Will you output all of the data below exactly, omitting the images?

— Supplied data —
<<<<

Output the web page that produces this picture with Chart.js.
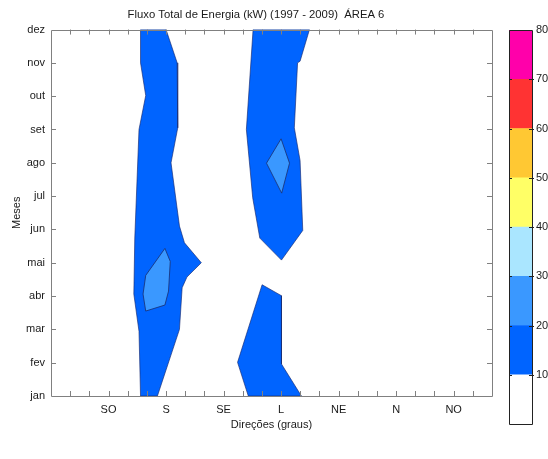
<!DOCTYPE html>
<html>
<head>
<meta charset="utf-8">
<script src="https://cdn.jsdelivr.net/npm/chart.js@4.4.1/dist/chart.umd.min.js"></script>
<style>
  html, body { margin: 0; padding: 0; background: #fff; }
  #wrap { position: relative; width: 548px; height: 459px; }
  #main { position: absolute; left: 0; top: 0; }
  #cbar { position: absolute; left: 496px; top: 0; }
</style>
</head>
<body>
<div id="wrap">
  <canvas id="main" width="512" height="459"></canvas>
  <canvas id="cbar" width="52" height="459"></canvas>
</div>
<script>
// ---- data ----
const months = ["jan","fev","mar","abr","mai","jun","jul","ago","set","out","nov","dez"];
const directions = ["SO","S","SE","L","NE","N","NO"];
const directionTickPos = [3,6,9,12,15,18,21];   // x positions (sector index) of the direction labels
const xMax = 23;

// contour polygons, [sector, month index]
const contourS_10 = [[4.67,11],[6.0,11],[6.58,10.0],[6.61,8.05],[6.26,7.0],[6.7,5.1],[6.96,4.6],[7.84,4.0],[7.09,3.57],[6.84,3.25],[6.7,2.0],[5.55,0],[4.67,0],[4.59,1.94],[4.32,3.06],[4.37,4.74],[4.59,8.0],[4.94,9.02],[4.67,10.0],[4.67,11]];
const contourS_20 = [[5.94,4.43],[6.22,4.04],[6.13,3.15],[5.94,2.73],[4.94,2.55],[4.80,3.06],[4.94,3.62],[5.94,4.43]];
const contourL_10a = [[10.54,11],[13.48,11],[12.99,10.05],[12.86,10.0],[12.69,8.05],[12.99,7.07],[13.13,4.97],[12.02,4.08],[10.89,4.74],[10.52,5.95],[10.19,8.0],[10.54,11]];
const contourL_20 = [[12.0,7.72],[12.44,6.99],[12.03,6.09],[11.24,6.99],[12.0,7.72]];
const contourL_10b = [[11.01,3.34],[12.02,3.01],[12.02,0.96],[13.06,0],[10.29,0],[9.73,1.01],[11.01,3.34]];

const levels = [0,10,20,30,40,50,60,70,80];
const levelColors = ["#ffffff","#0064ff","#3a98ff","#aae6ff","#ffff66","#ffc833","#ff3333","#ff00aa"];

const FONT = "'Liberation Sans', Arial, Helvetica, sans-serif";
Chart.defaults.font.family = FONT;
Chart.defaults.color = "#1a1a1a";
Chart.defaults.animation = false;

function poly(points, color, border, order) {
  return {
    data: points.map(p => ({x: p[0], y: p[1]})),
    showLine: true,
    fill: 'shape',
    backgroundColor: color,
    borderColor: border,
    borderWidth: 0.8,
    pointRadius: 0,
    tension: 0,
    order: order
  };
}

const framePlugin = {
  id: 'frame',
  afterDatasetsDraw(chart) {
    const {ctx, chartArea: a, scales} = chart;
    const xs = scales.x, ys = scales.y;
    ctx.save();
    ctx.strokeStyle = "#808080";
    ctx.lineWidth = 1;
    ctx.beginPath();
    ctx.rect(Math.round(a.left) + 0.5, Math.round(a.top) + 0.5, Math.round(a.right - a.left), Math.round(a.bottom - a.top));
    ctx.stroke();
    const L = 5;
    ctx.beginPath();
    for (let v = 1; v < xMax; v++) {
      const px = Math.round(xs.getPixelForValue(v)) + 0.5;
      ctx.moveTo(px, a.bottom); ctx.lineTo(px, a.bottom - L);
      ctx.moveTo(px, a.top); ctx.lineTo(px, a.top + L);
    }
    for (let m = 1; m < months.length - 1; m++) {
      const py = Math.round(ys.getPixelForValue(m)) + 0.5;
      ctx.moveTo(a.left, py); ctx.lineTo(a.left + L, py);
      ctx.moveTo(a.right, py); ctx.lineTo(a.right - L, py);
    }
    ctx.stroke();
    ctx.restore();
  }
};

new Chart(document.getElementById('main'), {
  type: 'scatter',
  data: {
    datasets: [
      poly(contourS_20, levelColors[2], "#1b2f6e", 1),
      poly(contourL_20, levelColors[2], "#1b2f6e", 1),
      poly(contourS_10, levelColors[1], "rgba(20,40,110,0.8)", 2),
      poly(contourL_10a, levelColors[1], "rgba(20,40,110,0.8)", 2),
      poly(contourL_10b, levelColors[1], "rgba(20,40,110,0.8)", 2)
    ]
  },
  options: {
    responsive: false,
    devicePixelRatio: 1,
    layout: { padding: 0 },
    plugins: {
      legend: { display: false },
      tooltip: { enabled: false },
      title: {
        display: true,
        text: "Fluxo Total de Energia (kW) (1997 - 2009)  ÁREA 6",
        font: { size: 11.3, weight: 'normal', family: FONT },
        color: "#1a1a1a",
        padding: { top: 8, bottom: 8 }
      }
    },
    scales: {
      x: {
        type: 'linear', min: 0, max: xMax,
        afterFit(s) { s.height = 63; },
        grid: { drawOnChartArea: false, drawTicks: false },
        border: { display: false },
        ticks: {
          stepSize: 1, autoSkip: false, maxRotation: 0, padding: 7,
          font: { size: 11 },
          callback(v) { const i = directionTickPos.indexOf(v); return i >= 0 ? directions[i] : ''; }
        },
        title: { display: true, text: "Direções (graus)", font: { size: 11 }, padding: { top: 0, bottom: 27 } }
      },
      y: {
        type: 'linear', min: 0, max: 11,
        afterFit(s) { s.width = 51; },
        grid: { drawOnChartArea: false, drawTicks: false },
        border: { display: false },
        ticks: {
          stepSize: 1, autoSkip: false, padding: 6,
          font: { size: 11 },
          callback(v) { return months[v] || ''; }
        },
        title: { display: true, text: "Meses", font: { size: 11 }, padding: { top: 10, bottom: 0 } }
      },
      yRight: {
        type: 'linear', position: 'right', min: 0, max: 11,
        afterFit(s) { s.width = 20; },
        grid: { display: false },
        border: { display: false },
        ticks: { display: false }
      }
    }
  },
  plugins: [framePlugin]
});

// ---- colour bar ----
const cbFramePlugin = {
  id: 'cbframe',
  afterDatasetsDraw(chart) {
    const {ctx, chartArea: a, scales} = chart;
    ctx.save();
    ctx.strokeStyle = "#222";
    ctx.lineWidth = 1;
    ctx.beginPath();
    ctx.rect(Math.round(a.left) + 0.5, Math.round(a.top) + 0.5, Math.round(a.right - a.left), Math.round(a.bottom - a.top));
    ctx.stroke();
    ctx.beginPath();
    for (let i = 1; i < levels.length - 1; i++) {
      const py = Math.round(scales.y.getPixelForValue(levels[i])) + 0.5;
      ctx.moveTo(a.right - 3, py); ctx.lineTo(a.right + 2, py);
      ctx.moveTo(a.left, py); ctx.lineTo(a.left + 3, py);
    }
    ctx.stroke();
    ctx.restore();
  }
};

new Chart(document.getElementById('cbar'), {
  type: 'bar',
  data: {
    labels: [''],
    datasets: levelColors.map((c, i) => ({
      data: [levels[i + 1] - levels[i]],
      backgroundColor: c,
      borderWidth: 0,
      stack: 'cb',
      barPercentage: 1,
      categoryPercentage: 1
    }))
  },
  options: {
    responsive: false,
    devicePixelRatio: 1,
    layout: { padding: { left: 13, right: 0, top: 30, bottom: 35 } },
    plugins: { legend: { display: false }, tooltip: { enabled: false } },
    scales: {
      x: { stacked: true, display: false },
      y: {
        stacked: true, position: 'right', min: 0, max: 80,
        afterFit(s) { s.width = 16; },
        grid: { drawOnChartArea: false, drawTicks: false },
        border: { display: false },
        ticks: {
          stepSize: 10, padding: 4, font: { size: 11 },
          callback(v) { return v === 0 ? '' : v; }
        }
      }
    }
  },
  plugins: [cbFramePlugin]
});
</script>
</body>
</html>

>>>>

— Task output —
Output the web page that produces this picture with Chart.js.
<!DOCTYPE html>
<html>
<head>
<meta charset="utf-8">
<script src="https://cdn.jsdelivr.net/npm/chart.js@4.4.1/dist/chart.umd.min.js"></script>
<style>
  html, body { margin: 0; padding: 0; background: #fff; }
  #wrap { position: relative; width: 548px; height: 459px; }
  #main { position: absolute; left: 0; top: 0; }
  #cbar { position: absolute; left: 496px; top: 0; }
</style>
</head>
<body>
<div id="wrap">
  <canvas id="main" width="512" height="459"></canvas>
  <canvas id="cbar" width="52" height="459"></canvas>
</div>
<script>
// ---- data ----
const months = ["jan","fev","mar","abr","mai","jun","jul","ago","set","out","nov","dez"];
const directions = ["SO","S","SE","L","NE","N","NO"];
const directionTickPos = [3,6,9,12,15,18,21];   // x positions (sector index) of the direction labels
const xMax = 23;

// contour polygons, [sector, month index]
const contourS_10 = [[4.67,11],[6.0,11],[6.58,10.0],[6.61,8.05],[6.26,7.0],[6.7,5.1],[6.96,4.6],[7.84,4.0],[7.09,3.57],[6.84,3.25],[6.7,2.0],[5.55,0],[4.67,0],[4.59,1.94],[4.32,3.06],[4.37,4.74],[4.59,8.0],[4.94,9.02],[4.67,10.0],[4.67,11]];
const contourS_20 = [[5.94,4.43],[6.22,4.04],[6.13,3.15],[5.94,2.73],[4.94,2.55],[4.80,3.06],[4.94,3.62],[5.94,4.43]];
const contourL_10a = [[10.54,11],[13.48,11],[12.99,10.05],[12.86,10.0],[12.69,8.05],[12.99,7.07],[13.13,4.97],[12.02,4.08],[10.89,4.74],[10.52,5.95],[10.19,8.0],[10.54,11]];
const contourL_20 = [[12.0,7.72],[12.44,6.99],[12.03,6.09],[11.24,6.99],[12.0,7.72]];
const contourL_10b = [[11.01,3.34],[12.02,3.01],[12.02,0.96],[13.06,0],[10.29,0],[9.73,1.01],[11.01,3.34]];

const levels = [0,10,20,30,40,50,60,70,80];
const levelColors = ["#ffffff","#0064ff","#3a98ff","#aae6ff","#ffff66","#ffc833","#ff3333","#ff00aa"];

const FONT = "'Liberation Sans', Arial, Helvetica, sans-serif";
Chart.defaults.font.family = FONT;
Chart.defaults.color = "#1a1a1a";
Chart.defaults.animation = false;

function poly(points, color, border, order) {
  return {
    data: points.map(p => ({x: p[0], y: p[1]})),
    showLine: true,
    fill: 'shape',
    backgroundColor: color,
    borderColor: border,
    borderWidth: 0.8,
    pointRadius: 0,
    tension: 0,
    order: order
  };
}

const framePlugin = {
  id: 'frame',
  afterDatasetsDraw(chart) {
    const {ctx, chartArea: a, scales} = chart;
    const xs = scales.x, ys = scales.y;
    ctx.save();
    ctx.strokeStyle = "#808080";
    ctx.lineWidth = 1;
    ctx.beginPath();
    ctx.rect(Math.round(a.left) + 0.5, Math.round(a.top) + 0.5, Math.round(a.right - a.left), Math.round(a.bottom - a.top));
    ctx.stroke();
    const L = 5;
    ctx.beginPath();
    for (let v = 1; v < xMax; v++) {
      const px = Math.round(xs.getPixelForValue(v)) + 0.5;
      ctx.moveTo(px, a.bottom); ctx.lineTo(px, a.bottom - L);
      ctx.moveTo(px, a.top); ctx.lineTo(px, a.top + L);
    }
    for (let m = 1; m < months.length - 1; m++) {
      const py = Math.round(ys.getPixelForValue(m)) + 0.5;
      ctx.moveTo(a.left, py); ctx.lineTo(a.left + L, py);
      ctx.moveTo(a.right, py); ctx.lineTo(a.right - L, py);
    }
    ctx.stroke();
    ctx.restore();
  }
};

new Chart(document.getElementById('main'), {
  type: 'scatter',
  data: {
    datasets: [
      poly(contourS_20, levelColors[2], "#1b2f6e", 1),
      poly(contourL_20, levelColors[2], "#1b2f6e", 1),
      poly(contourS_10, levelColors[1], "rgba(20,40,110,0.8)", 2),
      poly(contourL_10a, levelColors[1], "rgba(20,40,110,0.8)", 2),
      poly(contourL_10b, levelColors[1], "rgba(20,40,110,0.8)", 2)
    ]
  },
  options: {
    responsive: false,
    devicePixelRatio: 1,
    layout: { padding: 0 },
    plugins: {
      legend: { display: false },
      tooltip: { enabled: false },
      title: {
        display: true,
        text: "Fluxo Total de Energia (kW) (1997 - 2009)  ÁREA 6",
        font: { size: 11.3, weight: 'normal', family: FONT },
        color: "#1a1a1a",
        padding: { top: 8, bottom: 8 }
      }
    },
    scales: {
      x: {
        type: 'linear', min: 0, max: xMax,
        afterFit(s) { s.height = 63; },
        grid: { drawOnChartArea: false, drawTicks: false },
        border: { display: false },
        ticks: {
          stepSize: 1, autoSkip: false, maxRotation: 0, padding: 7,
          font: { size: 11 },
          callback(v) { const i = directionTickPos.indexOf(v); return i >= 0 ? directions[i] : ''; }
        },
        title: { display: true, text: "Direções (graus)", font: { size: 11 }, padding: { top: 0, bottom: 27 } }
      },
      y: {
        type: 'linear', min: 0, max: 11,
        afterFit(s) { s.width = 51; },
        grid: { drawOnChartArea: false, drawTicks: false },
        border: { display: false },
        ticks: {
          stepSize: 1, autoSkip: false, padding: 6,
          font: { size: 11 },
          callback(v) { return months[v] || ''; }
        },
        title: { display: true, text: "Meses", font: { size: 11 }, padding: { top: 10, bottom: 0 } }
      },
      yRight: {
        type: 'linear', position: 'right', min: 0, max: 11,
        afterFit(s) { s.width = 20; },
        grid: { display: false },
        border: { display: false },
        ticks: { display: false }
      }
    }
  },
  plugins: [framePlugin]
});

// ---- colour bar ----
const cbFramePlugin = {
  id: 'cbframe',
  afterDatasetsDraw(chart) {
    const {ctx, chartArea: a, scales} = chart;
    ctx.save();
    ctx.strokeStyle = "#222";
    ctx.lineWidth = 1;
    ctx.beginPath();
    ctx.rect(Math.round(a.left) + 0.5, Math.round(a.top) + 0.5, Math.round(a.right - a.left), Math.round(a.bottom - a.top));
    ctx.stroke();
    ctx.beginPath();
    for (let i = 1; i < levels.length - 1; i++) {
      const py = Math.round(scales.y.getPixelForValue(levels[i])) + 0.5;
      ctx.moveTo(a.right - 3, py); ctx.lineTo(a.right + 2, py);
      ctx.moveTo(a.left, py); ctx.lineTo(a.left + 3, py);
    }
    ctx.stroke();
    ctx.restore();
  }
};

new Chart(document.getElementById('cbar'), {
  type: 'bar',
  data: {
    labels: [''],
    datasets: levelColors.map((c, i) => ({
      data: [levels[i + 1] - levels[i]],
      backgroundColor: c,
      borderWidth: 0,
      stack: 'cb',
      barPercentage: 1,
      categoryPercentage: 1
    }))
  },
  options: {
    responsive: false,
    devicePixelRatio: 1,
    layout: { padding: { left: 13, right: 0, top: 30, bottom: 35 } },
    plugins: { legend: { display: false }, tooltip: { enabled: false } },
    scales: {
      x: { stacked: true, display: false },
      y: {
        stacked: true, position: 'right', min: 0, max: 80,
        afterFit(s) { s.width = 16; },
        grid: { drawOnChartArea: false, drawTicks: false },
        border: { display: false },
        ticks: {
          stepSize: 10, padding: 4, font: { size: 11 },
          callback(v) { return v === 0 ? '' : v; }
        }
      }
    }
  },
  plugins: [cbFramePlugin]
});
</script>
</body>
</html>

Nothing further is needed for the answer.